It’s finally starting to set in for me that summer break is officially over. The days of being able to fish any day of the week are gone. This past summer I set a personal record of consecutive days fishing. If it wasn’t for a dental appointment, my streak would have went a little longer.
Unlike a new toy that gets old after time, fishing never seems to get old. Recently I heard an interview of a famous guitarist who’s now in his 70s, and he was asked about his passion for playing guitar. He responded that he loved playing guitar so much that every time he opens a guitar case, he wants to crawl inside and lay down. Professional bass angler Mike Iaconnelli mentioned in his book how the smell of his grandfather's outdated tackle box is something that he’ll never forget. For me, it’s the sound of an outboard engine.
As a kid, I remember laying in my sleeping bag while camping with my family, hearing the boats running the lake. Or at the launch ramp, waiting for my dad to park the truck, while hearing all the boat engines idling around me. Now of course, the engines are a lot quieter than before, but every once in a while someone will have an older boat at the launch ramp that will help bring back all of those memories. Admittedly, the excitement that I had as a kid towards fishing isn’t exactly the same as it was, but it’s still enough for me to get out of bed at 3 a.m. most Saturday mornings.

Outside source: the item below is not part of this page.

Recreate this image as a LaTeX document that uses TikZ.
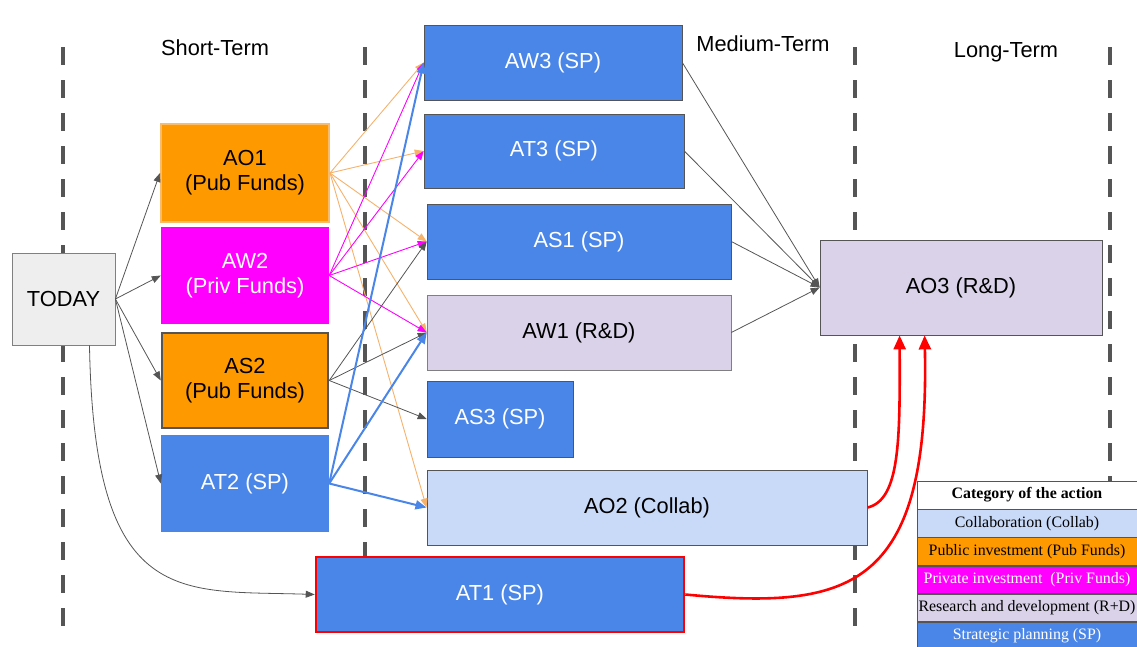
\documentclass[tikz,border=0pt]{standalone}
\usepackage{fontspec}
\setmainfont{Liberation Serif}
\setsansfont{Liberation Sans}
\usetikzlibrary{arrows.meta,positioning}

\definecolor{pubcol}{HTML}{FF9900}
\definecolor{pubedge}{HTML}{F9BC6B}
\definecolor{privcol}{HTML}{FF00FF}
\definecolor{spcol}{HTML}{4A86E8}
\definecolor{rdcol}{HTML}{D9D2E9}
\definecolor{collabcol}{HTML}{C9DAF8}
\definecolor{todaycol}{HTML}{EEEEEE}
\definecolor{linecol}{HTML}{555555}
\definecolor{orangeline}{HTML}{F6B26B}

\begin{document}
\begin{tikzpicture}[x=1pt,y=-1pt,
    box/.style={rectangle, inner sep=0pt, align=center,
        font=\sffamily\fontsize{21.8}{25}\selectfont},
    legrow/.style={rectangle, inner sep=0pt, minimum width=220pt,
        minimum height=27.6pt, draw=linecol, line width=0.6pt,
        font=\fontsize{15.9}{18}\selectfont},
    timeline/.style={linecol, line width=4pt, dash pattern=on 18pt off 15pt},
    gline/.style={linecol, line width=0.8pt, -{Triangle[length=9pt,width=7pt]}},
    oline/.style={orangeline, line width=0.9pt, -{Triangle[length=9pt,width=7pt]}},
    mline/.style={privcol, line width=0.9pt, -{Triangle[length=9pt,width=7pt]}},
    bline/.style={spcol, line width=2pt, -{Triangle[length=11pt,width=9pt]}},
    rline/.style={red, line width=2.6pt, -{Triangle[length=14pt,width=12pt]}}]
    \useasboundingbox (0,0) rectangle (1137,646);

    % Time lines
    \draw[timeline] (63,47) -- (63,630);
    \draw[timeline] (365,47) -- (365,625);
    \draw[timeline] (855,47) -- (855,630);
    \draw[timeline] (1110,47) -- (1110,482);

    % Headings
    \node[box, anchor=base] (short) at (215,55) {Short-Term};
    \node[box, anchor=base] (medium) at (763,51) {Medium-Term};
    \node[box, anchor=base] (long) at (1006,57) {Long-Term};

    % Start
    \node[box, fill=todaycol, draw=gray, line width=0.8pt,
        minimum width=103pt, minimum height=92pt] (TODAY) at (63.5,299) {TODAY};

    % Short-term actions
    \node[box, fill=pubcol, draw=pubedge, line width=2pt,
        minimum width=168pt, minimum height=98pt] (AO1) at (245,173) {AO1\\(Pub Funds)};
    \node[box, fill=privcol, text=white,
        minimum width=168pt, minimum height=97pt] (AW2) at (245,275.5) {AW2\\(Priv Funds)};
    \node[box, fill=pubcol, draw=linecol, line width=2.5pt,
        minimum width=166pt, minimum height=95pt] (AS2) at (245,380.5) {AS2\\(Pub Funds)};
    \node[box, fill=spcol, text=white,
        minimum width=168pt, minimum height=97pt] (AT2) at (245,483.5) {AT2 (SP)};

    % Medium-term actions
    \node[box, fill=spcol, text=white, draw=linecol, line width=0.6pt,
        minimum width=258pt, minimum height=75pt] (AW3) at (553,62.5) {AW3 (SP)};
    \node[box, fill=spcol, text=white, draw=linecol, line width=0.6pt,
        minimum width=260pt, minimum height=74pt] (AT3) at (554,151) {AT3 (SP)};
    \node[box, fill=spcol, text=white, draw=linecol, line width=0.6pt,
        minimum width=304pt, minimum height=75pt] (AS1) at (579,241.5) {AS1 (SP)};
    \node[box, fill=rdcol, draw=gray, line width=0.6pt,
        minimum width=304pt, minimum height=75pt] (AW1) at (579,332.5) {AW1 (R\&D)};
    \node[box, fill=spcol, text=white, draw=linecol, line width=0.6pt,
        minimum width=146pt, minimum height=76pt] (AS3) at (500,419) {AS3 (SP)};
    \node[box, fill=collabcol, draw=linecol, line width=1pt,
        minimum width=440pt, minimum height=75pt] (AO2) at (647,507.5) {AO2 (Collab)};
    \node[box, fill=spcol, text=white, draw=red, line width=2.6pt,
        minimum width=368pt, minimum height=75pt] (AT1) at (500,594.5) {AT1 (SP)};

    % Long-term action
    \node[box, fill=rdcol, draw=linecol, line width=0.8pt,
        minimum width=282pt, minimum height=95pt] (AO3) at (961,287.5) {AO3 (R\&D)};

    % From today
    \draw[gline] (TODAY.east) -- (AO1.west);
    \draw[gline] (TODAY.east) -- (AW2.west);
    \draw[gline] (TODAY.east) -- (AS2.west);
    \draw[gline] (TODAY.east) -- (AT2.west);
    \draw[gline] ([xshift=26pt]TODAY.south) .. controls (94,610) and (180,590) .. (AT1.west);

    % Short to medium
    \draw[oline] (AO1.east) -- (AW3.west);
    \draw[oline] (AO1.east) -- (AT3.west);
    \draw[oline] (AO1.east) -- (AS1.west);
    \draw[oline] (AO1.east) -- (AW1.west);
    \draw[oline] (AO1.east) -- (AO2.west);
    \draw[mline] (AW2.east) -- (AW3.west);
    \draw[mline] (AW2.east) -- (AT3.west);
    \draw[mline] (AW2.east) -- (AS1.west);
    \draw[mline] (AW2.east) -- (AW1.west);
    \draw[gline] (AS2.east) -- (AS1.west);
    \draw[gline] (AS2.east) -- (AW1.west);
    \draw[gline] (AS2.east) -- (AS3.west);
    \draw[bline] (AT2.east) -- (AW3.west);
    \draw[bline] (AT2.east) -- (AW1.west);
    \draw[bline] (AT2.east) -- (AO2.west);

    % Medium to long
    \draw[gline] (AW3.east) -- (AO3.west);
    \draw[gline] (AT3.east) -- (AO3.west);
    \draw[gline] (AS1.east) -- (AO3.west);
    \draw[gline] (AW1.east) -- (AO3.west);
    \draw[rline] (AO2.east) .. controls (900,500) and (900,440) .. ([xshift=80pt]AO3.south west);
    \draw[rline] (AT1.east) .. controls (850,610) and (930,590) .. ([xshift=105pt]AO3.south west);

    % Legend
    \node[legrow, fill=white, font=\bfseries\fontsize{15.9}{18}\selectfont] (cat) at (1027,495) {Category of the action};
    \node[legrow, fill=collabcol, below=0pt of cat] (catcollab) {Collaboration (Collab)};
    \node[legrow, fill=pubcol, below=0pt of catcollab] (catpub) {Public investment (Pub Funds)};
    \node[legrow, fill=privcol, text=white, below=0pt of catpub] (catpriv) {Private investment \ (Priv Funds)};
    \node[legrow, fill=rdcol, below=0pt of catpriv] (catrd) {Research and development (R+D)};
    \node[legrow, fill=spcol, text=white, below=0pt of catrd] (catsp) {Strategic planning (SP)};
\end{tikzpicture}
\end{document}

There are lots of smaller schools of largemouth and striped bass actively feeding on small baitfish which can be caught on reaction lures and small top water baits. For the larger bass anglers are fishing Senko’s or pitching in the grass with creature baits such as Reaction Innovation Sweet Beavers. Catfishing remains good right now for anglers fishing cut bait. Look for bigger catfish to be relating to deep holes along the river right now.
New Melones Lake:
Bass fishing continues to be good for smaller bass on soft plastics while worked along the bottom. Bigger bass are being caught in the early morning hours on topwater lures and at night on top as well. During the day anglers are dragging Carolina rigged plastic baits such as brush hogs and lizards. Trout fishing is starting to pick up for anglers fast trolling spoons around the dam areas from 30 to 50 feet deep. Bluegills continue to provide steady action for those fishing around boat docks and the backs of coves. Fishing for Catfish is good right now for those fishing at night. Glory Hole Point has the only accessible launch ramp which is gravel.
Lake Don Pedro:
Trout and king salmon fishing is hit and miss for anglers as they are having to troll really deep to find them. Anglers trolling are fast trolling spoons at depths greater than 100 feet deep. Bass are being caught on Senko’s and top water baits right now. Hula grubs and crank baits are also working well while fished between 5 and 10 feet deep. Fleming Meadows still has the only available launch ramp open that requires some skillful driving as it’s not exactly a strait shot.
Lake New Hogan:
Bass fishing remains good for those fishing Senko’s and top water baits during the morning and evening hours. There are still small schools striped bass that are chasing the shad to the surface. Anglers fishing top water lures or trolling umbrella rigs are having luck in the morning and evening hours. There is currently no courtesy dock for those planning on launching a boat.
Tip of the Week:
When storing your tackle it’s important to separate certain items in order to prevent rust or damage to your tackle box. Some plastic baits for example will actually melt through a plastic box if having direct contact with another plastic. They’re also most likely to have a high salt content which will also take its toll on exposed metal. Lead weights and hooks should never be stored in the same box as the moisture from the lead will surely create rusty hooks. Hard baits should be left out to air dry before placing back inside a tackle box.